Personal information
- Born: June 16, 1962 Hagerstown, Maryland, U.S.
- Died: March 20, 2021 (aged 58) Williamsport, Maryland, U.S.

Sport
- Sport: Track, long-distance running
- Event(s): 10,000 metres, half marathon, marathon
- College team: Clemson University

Achievements and titles
- Personal best(s): 10,000m: 28:40.0 Marathon: 2:14:01

= Jeffrey Scuffins =

American long-distance runner

Jeffrey Scuffins (June 16, 1962 - March 20, 2021) was a former distance runner.
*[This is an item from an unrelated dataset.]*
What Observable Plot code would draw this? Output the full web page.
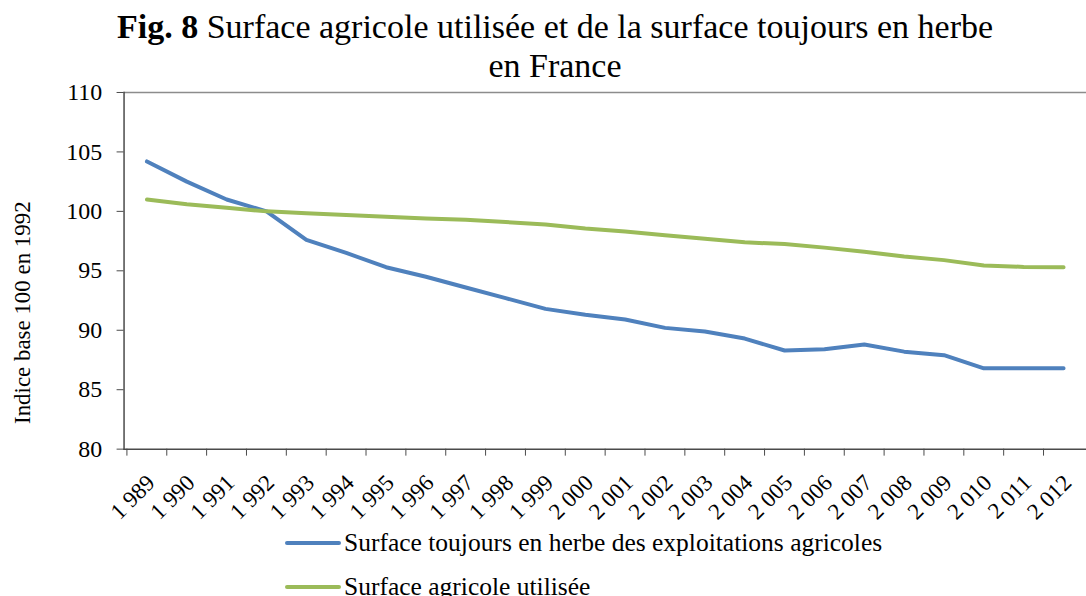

He set a course record at the 1987 Marine Corps Marathon, which still stands.

==Running career==
===High school===
Scuffins attended North Hagerstown High School, where he ran cross country and track. In 1980, he set the school and county record in the boy's 1600 meters at 4:18.84. The Hagerstown county record stood for 32 years until it was broken by Williamsport High School runner Evan Hardy in 2012.

===Collegiate===
After graduating from North Hagerstown, Scuffins attended Clemson University, where he graduated in 1985. He finished among the top 100 men at the 1984 NCAA DI Cross Country Championships.

===Post-collegiate===
On May 25, 1985, he was the men's winner over runner-up Sosthenes Bitok at the Travel Run 10K run in Crystal City, Virginia, in a time of 29:13. He was given $2,500 in prize money for the victory. On November 8, 1987, Scuffins finished in first place among men at the Marine Corps Marathon, setting a course record of 2:14:01. His first half marathon split was 1:06:49, with the race temperature hovering above 60 degrees fahrenheit.

==Honors==
Scuffins was inducted into the Marine Corps Marathon Hall of Fame in 2008 for his course record of 2:14:01.

==Death==
Scuffins was found dead in his apartment in Williamsport, Maryland, the morning of Saturday, March 20, 2021, according to his friends. The cause of death was unknown.